Thursday, April 24, 2014

The Druid that never was ...

I've been working a lot lately on 'traditions' that were invented in the 19th century to promote certain images of Brittany or to try to attract people to particular areas. The Foret de Paimpont's artificial association with Arthurian Brocéliande is a case in point, fostered especially after the publication in Paris in 1812 of La Table Rond, a work of high Romance. Its influence encouraged men like Blanchard de la Musse to seek out suitable physical places for scenes from the Arthurian tales in their own neighbourhoods. He decided to locate the Valley of No Return in the Foret de Paimpont. Later it had to be moved because they built a factory in the original setting, but that's another story...

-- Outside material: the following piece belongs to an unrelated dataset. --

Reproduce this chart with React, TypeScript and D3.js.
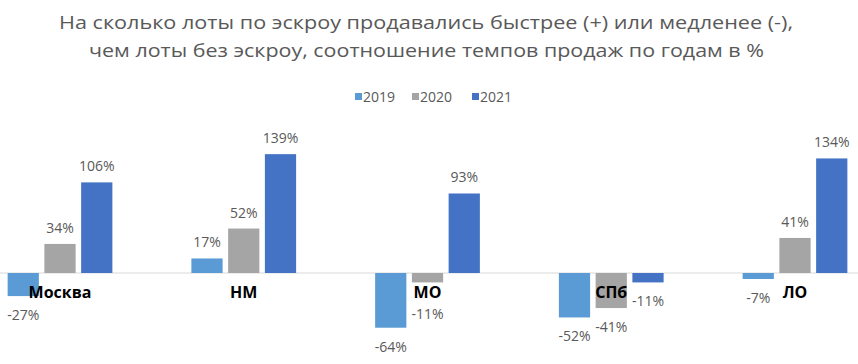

The glass window above is from the remarkable church at Rumengol, richly decorated by Marine artisans from Brest. The window is late 19th century and it shows a sad Druid lamenting his loss of status as two early Breton saints lord it over his former domain, setting up a statue of the Virgin Mary on top of a dolmen (neolithic burial place). Leaving aside this latter anachronism, the illustration purports to relate to the very well-known and strong tradition that the church was built on the site of a former Druid sanctuary, where human sacrifice was carried out. The adjacent forest of Cranou is certainly an atmospheric place with plenty of oak trees even today, and it may well once have been a focus of Druid ritual, but in as much as any wooded area - which doesn't narrow things down much in Brittany - might have been.
The Druid connection has given rise to songs and stories galore, incuding the legend of St Guenolé, outraged by the thought of pagan practice, running all the way from Menez Hom to remonstrate with the Druid and teach him the error of his ways before making poor old King Gradlon build a proper Christian church on the spot.
So where has all this come from? All too often it is impossible to find the end of the thread of local traditions, many of which do genuinely go back to a distant past. But in this case, I think it is possible to point the finger at one individual and hold him responsible for creating an image of Rumengol out of his own imagination. The Chevalier de Freminville (often called La Chevalière for his fondness for dressing up in women's clothes) was no Breton speaker but he had an unquenchable interest in the mysteries of Brittany, and in his treatise of 1829 on antiquities here, came up with a translation of the name Rumengol that gives us 'glowing red stone.' From here chuck in a dolmen and it is but a short bound to Druids and blood sacrifice - at that time it was still wrongly thought that neolithic remains were the work of the Celts. Later writers soon picked this theme up and ran with it - hence we now have an infallible 'ancient' tradition, and the curiosity of this stained glass window.